*REQUIREMENTS*
From the entries that follow, reproduce exactly and only the lines from the line with "Recreate this image" to the line with "plt.rcParams['font.family'] = ['Liberation", endpoints included.

* Begin RECORDS FOR PROCESSING *

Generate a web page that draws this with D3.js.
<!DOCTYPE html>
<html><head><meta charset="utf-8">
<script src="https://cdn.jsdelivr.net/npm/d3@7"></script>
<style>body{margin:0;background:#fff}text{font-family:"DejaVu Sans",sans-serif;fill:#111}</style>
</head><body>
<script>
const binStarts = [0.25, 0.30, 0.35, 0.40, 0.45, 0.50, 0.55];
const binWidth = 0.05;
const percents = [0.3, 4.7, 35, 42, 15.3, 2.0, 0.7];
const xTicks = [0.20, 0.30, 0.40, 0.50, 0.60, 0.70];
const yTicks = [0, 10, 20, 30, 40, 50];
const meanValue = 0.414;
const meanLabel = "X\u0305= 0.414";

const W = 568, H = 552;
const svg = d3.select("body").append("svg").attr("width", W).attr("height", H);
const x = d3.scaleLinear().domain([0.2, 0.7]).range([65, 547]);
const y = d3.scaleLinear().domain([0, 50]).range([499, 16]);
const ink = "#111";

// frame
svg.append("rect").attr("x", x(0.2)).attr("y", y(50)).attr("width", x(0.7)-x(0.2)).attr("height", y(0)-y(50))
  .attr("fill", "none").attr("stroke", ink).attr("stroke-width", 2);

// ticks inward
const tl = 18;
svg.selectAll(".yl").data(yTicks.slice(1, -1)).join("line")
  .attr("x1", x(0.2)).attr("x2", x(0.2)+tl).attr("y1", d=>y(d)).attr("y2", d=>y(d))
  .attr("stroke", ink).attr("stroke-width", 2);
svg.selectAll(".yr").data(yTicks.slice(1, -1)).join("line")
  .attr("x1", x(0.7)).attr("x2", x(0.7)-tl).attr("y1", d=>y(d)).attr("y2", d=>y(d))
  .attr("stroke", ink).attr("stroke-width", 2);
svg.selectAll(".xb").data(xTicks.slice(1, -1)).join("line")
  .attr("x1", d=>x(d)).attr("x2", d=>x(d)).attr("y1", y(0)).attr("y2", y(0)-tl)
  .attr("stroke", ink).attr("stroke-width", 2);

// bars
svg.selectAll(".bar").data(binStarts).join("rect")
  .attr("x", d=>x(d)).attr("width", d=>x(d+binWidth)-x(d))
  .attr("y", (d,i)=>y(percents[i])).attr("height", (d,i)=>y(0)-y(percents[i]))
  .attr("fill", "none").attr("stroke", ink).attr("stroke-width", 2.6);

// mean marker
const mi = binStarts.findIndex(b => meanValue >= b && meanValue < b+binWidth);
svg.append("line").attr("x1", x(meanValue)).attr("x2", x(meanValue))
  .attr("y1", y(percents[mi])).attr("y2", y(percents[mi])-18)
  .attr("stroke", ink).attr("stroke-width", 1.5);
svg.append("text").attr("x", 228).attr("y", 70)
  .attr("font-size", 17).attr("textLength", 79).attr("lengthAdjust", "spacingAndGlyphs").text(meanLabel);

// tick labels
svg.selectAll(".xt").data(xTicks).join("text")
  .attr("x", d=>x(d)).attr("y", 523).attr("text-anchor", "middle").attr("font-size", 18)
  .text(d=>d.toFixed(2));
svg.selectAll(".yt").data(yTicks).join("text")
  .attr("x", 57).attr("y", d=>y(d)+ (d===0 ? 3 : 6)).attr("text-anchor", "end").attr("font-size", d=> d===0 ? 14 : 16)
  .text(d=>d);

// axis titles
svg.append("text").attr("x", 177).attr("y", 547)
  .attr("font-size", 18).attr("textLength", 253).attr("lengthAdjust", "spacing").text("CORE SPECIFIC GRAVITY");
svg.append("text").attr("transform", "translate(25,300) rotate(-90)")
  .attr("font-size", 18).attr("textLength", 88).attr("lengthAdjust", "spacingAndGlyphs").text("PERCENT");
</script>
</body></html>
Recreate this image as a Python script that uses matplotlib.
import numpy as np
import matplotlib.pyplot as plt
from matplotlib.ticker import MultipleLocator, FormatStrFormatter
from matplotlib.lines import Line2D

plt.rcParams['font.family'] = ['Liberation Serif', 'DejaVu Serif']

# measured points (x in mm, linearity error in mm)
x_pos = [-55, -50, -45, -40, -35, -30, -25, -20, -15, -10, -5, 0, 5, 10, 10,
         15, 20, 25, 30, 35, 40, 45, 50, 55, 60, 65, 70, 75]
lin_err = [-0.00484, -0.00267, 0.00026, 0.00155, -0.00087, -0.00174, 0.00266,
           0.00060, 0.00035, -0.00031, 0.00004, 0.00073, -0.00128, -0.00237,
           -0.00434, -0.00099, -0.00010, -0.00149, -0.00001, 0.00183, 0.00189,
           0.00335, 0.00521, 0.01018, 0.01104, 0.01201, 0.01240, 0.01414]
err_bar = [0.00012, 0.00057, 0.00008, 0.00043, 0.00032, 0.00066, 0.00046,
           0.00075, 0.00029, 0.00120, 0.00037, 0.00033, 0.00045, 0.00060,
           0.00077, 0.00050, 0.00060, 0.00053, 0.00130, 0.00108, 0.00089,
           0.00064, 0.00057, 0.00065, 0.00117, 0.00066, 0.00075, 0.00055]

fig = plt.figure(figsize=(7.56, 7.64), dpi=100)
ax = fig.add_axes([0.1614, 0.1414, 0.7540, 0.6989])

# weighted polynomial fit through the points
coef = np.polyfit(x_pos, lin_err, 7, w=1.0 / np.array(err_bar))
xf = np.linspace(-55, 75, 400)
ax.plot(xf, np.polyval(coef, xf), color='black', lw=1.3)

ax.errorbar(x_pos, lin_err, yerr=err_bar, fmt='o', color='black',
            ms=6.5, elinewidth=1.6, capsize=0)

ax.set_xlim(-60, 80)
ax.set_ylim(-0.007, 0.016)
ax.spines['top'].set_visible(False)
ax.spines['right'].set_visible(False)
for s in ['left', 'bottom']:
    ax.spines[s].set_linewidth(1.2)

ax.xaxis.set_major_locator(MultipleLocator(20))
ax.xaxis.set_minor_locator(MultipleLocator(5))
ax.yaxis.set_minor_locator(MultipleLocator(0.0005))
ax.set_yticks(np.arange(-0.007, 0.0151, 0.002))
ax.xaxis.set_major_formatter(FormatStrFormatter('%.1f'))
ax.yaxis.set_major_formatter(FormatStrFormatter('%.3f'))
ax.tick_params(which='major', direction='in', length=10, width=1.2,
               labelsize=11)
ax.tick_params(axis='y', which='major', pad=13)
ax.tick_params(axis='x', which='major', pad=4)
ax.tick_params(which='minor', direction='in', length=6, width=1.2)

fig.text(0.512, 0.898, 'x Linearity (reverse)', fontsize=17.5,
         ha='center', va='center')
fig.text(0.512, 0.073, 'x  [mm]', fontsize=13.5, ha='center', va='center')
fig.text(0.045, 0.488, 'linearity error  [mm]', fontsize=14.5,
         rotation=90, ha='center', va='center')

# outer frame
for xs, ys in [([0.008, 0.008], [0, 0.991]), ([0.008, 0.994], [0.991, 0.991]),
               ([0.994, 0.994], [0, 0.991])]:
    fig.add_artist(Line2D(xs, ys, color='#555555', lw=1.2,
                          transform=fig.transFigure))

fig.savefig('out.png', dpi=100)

* End RECORDS FOR PROCESSING *
* Begin RECORDS FOR PROCESSING *

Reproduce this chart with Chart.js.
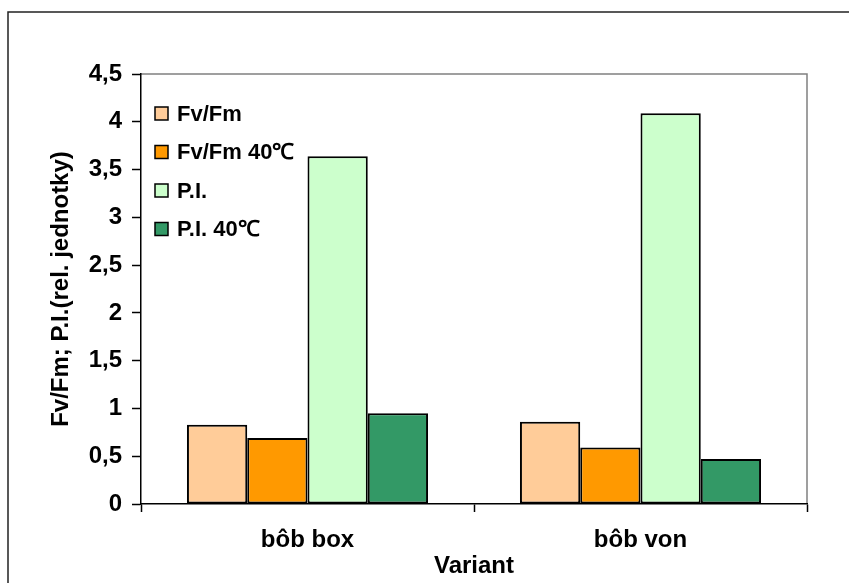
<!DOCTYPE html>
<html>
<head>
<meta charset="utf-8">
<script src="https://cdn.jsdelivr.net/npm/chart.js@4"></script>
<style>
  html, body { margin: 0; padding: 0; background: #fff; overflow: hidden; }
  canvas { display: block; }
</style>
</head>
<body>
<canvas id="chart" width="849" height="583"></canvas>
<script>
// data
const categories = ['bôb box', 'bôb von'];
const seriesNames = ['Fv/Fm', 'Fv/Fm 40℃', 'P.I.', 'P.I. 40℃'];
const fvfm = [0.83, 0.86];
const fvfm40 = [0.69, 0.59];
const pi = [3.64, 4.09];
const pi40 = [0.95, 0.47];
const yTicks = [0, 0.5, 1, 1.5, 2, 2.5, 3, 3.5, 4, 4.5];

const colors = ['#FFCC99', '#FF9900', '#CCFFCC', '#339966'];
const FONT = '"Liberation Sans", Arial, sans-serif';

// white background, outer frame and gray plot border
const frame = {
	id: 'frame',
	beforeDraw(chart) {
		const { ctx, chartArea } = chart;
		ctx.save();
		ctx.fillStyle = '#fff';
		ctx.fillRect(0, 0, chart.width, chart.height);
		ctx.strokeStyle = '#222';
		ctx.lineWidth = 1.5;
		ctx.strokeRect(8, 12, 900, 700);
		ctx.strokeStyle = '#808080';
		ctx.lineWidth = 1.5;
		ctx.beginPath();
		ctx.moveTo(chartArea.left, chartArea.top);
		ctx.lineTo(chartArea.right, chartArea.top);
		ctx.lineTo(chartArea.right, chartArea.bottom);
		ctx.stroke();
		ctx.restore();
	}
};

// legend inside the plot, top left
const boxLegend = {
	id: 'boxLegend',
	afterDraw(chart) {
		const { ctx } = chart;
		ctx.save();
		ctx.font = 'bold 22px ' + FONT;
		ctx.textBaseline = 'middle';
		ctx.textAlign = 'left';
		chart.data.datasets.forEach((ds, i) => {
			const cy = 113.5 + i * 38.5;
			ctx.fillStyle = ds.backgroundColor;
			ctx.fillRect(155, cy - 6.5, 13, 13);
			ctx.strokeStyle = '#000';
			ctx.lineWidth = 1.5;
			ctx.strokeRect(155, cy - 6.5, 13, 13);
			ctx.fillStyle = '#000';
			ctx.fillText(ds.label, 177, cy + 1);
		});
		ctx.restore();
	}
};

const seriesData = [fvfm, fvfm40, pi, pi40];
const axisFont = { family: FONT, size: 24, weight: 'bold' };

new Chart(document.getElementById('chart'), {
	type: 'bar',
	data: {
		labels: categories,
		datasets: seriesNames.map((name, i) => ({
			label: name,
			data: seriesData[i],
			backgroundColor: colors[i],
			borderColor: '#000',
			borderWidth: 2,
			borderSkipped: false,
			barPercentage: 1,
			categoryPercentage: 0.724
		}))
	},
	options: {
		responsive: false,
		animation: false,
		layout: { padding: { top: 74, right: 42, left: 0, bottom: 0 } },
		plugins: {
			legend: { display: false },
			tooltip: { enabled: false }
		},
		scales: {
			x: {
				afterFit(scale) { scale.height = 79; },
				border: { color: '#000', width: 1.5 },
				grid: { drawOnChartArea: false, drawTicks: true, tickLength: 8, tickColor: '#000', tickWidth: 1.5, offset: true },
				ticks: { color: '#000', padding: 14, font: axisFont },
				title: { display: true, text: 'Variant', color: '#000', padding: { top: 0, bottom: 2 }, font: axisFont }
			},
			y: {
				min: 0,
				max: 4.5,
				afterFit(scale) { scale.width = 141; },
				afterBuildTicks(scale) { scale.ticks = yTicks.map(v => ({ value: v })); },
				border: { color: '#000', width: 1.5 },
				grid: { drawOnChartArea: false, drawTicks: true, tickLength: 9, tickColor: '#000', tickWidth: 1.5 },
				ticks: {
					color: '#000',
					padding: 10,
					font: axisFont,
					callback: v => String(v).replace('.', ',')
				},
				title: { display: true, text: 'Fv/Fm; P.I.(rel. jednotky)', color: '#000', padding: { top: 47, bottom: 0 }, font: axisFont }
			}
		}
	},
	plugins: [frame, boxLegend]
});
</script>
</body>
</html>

* End RECORDS FOR PROCESSING *
* Begin RECORDS FOR PROCESSING *

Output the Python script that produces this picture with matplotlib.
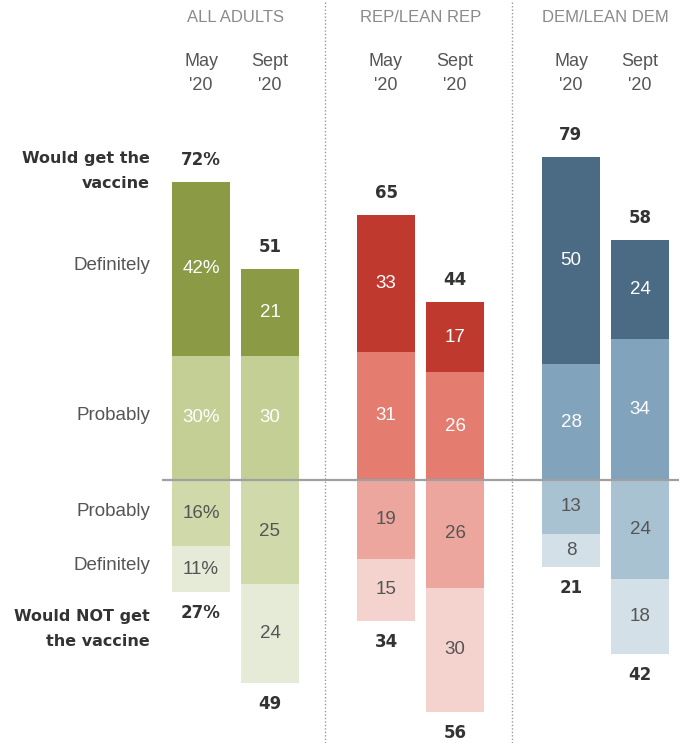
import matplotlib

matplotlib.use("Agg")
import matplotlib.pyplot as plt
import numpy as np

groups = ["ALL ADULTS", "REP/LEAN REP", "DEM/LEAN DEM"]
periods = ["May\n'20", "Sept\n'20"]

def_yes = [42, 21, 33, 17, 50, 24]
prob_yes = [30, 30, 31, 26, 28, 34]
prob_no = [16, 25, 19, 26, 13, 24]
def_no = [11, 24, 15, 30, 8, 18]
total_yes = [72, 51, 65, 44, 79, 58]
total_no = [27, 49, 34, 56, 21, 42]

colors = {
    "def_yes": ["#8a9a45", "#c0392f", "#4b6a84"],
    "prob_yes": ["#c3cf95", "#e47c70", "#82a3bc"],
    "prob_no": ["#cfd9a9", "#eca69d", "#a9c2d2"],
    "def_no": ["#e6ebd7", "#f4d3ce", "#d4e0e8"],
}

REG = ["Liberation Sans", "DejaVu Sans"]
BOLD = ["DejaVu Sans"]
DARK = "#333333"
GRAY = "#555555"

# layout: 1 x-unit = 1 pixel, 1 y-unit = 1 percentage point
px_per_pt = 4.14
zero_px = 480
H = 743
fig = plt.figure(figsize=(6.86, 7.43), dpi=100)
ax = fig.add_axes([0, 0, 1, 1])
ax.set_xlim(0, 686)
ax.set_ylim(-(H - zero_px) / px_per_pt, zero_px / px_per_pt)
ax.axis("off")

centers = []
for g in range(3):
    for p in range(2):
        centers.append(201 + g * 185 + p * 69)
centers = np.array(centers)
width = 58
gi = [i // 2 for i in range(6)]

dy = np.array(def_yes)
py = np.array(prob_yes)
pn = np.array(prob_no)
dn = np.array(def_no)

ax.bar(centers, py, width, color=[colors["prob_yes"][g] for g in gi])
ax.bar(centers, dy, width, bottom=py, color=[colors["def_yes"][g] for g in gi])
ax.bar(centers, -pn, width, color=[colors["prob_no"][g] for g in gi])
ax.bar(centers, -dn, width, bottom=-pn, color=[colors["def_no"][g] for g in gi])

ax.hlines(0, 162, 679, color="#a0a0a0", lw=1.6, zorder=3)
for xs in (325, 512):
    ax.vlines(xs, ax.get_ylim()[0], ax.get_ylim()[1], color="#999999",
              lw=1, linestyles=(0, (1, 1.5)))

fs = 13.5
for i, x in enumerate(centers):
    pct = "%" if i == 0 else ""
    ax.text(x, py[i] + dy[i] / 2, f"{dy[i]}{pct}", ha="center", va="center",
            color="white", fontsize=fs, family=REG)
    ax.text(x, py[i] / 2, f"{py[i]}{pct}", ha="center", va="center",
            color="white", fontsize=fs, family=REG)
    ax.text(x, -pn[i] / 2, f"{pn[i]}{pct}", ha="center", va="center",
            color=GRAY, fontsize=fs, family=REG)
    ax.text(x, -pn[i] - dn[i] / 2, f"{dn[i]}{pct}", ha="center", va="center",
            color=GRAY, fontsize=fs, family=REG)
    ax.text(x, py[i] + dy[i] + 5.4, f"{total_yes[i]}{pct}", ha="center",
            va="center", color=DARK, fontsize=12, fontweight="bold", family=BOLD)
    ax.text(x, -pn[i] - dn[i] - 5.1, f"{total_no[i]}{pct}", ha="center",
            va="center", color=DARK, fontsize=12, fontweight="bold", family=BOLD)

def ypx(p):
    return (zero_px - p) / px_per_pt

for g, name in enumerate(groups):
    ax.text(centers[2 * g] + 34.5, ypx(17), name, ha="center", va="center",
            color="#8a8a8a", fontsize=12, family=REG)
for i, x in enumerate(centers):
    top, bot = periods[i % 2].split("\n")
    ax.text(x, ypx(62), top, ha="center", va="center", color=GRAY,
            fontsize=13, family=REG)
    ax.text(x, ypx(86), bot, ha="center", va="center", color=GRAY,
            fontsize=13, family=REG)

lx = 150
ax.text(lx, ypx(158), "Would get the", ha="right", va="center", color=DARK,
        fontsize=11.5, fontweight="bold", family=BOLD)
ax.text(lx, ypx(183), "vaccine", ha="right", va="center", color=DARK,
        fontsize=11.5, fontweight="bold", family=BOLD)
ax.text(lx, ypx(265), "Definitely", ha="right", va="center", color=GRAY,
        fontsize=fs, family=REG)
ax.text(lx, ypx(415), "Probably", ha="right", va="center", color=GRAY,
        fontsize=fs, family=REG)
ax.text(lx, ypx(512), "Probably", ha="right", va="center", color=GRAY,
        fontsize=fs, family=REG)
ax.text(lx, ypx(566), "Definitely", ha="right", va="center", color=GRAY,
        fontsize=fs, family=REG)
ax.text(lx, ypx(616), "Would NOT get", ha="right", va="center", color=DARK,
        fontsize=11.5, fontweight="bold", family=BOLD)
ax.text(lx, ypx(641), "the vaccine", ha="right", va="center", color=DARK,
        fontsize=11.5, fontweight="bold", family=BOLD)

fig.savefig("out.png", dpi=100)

* End RECORDS FOR PROCESSING *

*WRITTEN ANSWER*
Recreate this image as a Python script that uses matplotlib.
import numpy as np
import matplotlib.pyplot as plt
from matplotlib.ticker import MultipleLocator, FormatStrFormatter
from matplotlib.lines import Line2D

plt.rcParams['font.family'] = ['Liberation Serif', 'DejaVu Serif']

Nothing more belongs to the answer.